Given that his early work primarily consisted of musicals, it should come as no surprise that music has been as important as acting in Chianese's career. And with the success of The Sopranos and his national singing debut on the final show of the third season, Chianese made his recording debut in 2001 with Hits. The album includes about half what you would expect out of deeply Italian-American Chianese ("Santa Lucia," "State Vicino a Me") and about half inexplicable folkie choices ("Guantanamera," Kris Kristofferson's "For the Good Times"), which is understandable once you realize he was part of the Greenwich Village folk scene of the '60s.
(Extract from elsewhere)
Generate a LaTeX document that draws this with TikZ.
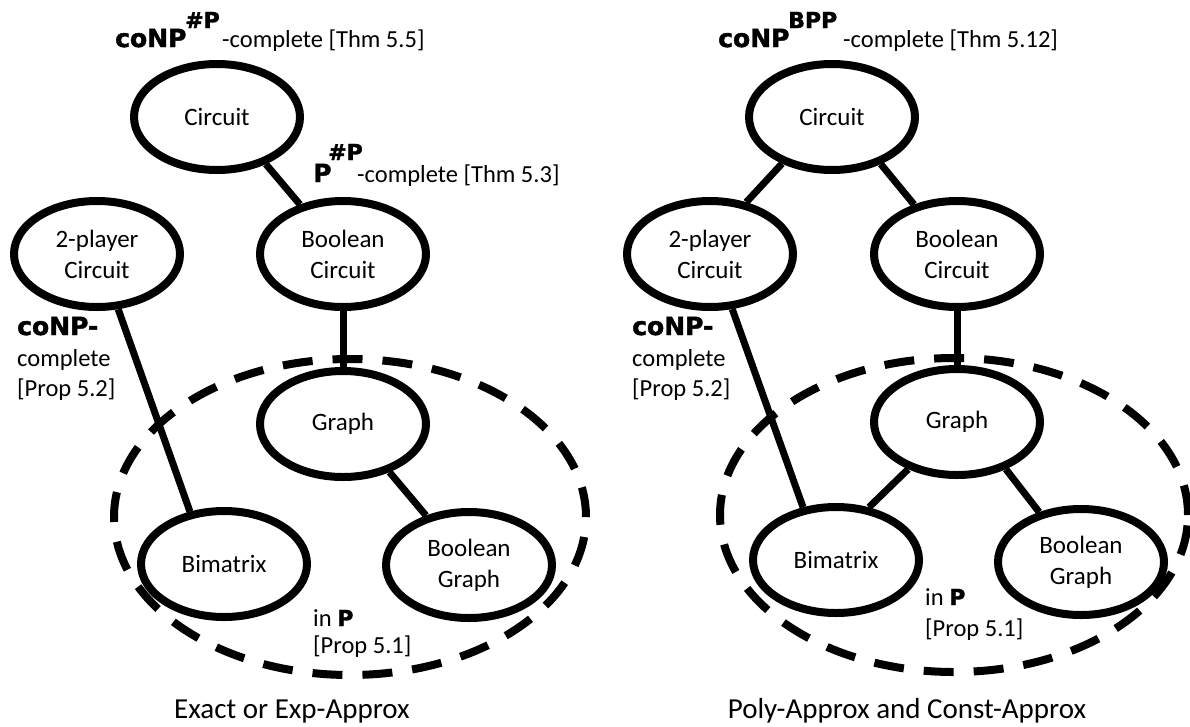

The rest of the album consists of self-penned numbers, primarily love ballads.

While Chianese's musical fans may consist of mob-movie enthusiasts as well as folk fans, those who love Chianese through his acting include many Cosa Nostra members. According to the New York Post, Anthony Rotondo, a capo of the Jersey-based DeCavalcante mob who's currently singing to the feds, claims the group was amused that the show seemed to follow the lives of the DeCavalcantes. Art doing what it's supposed to: imitating life.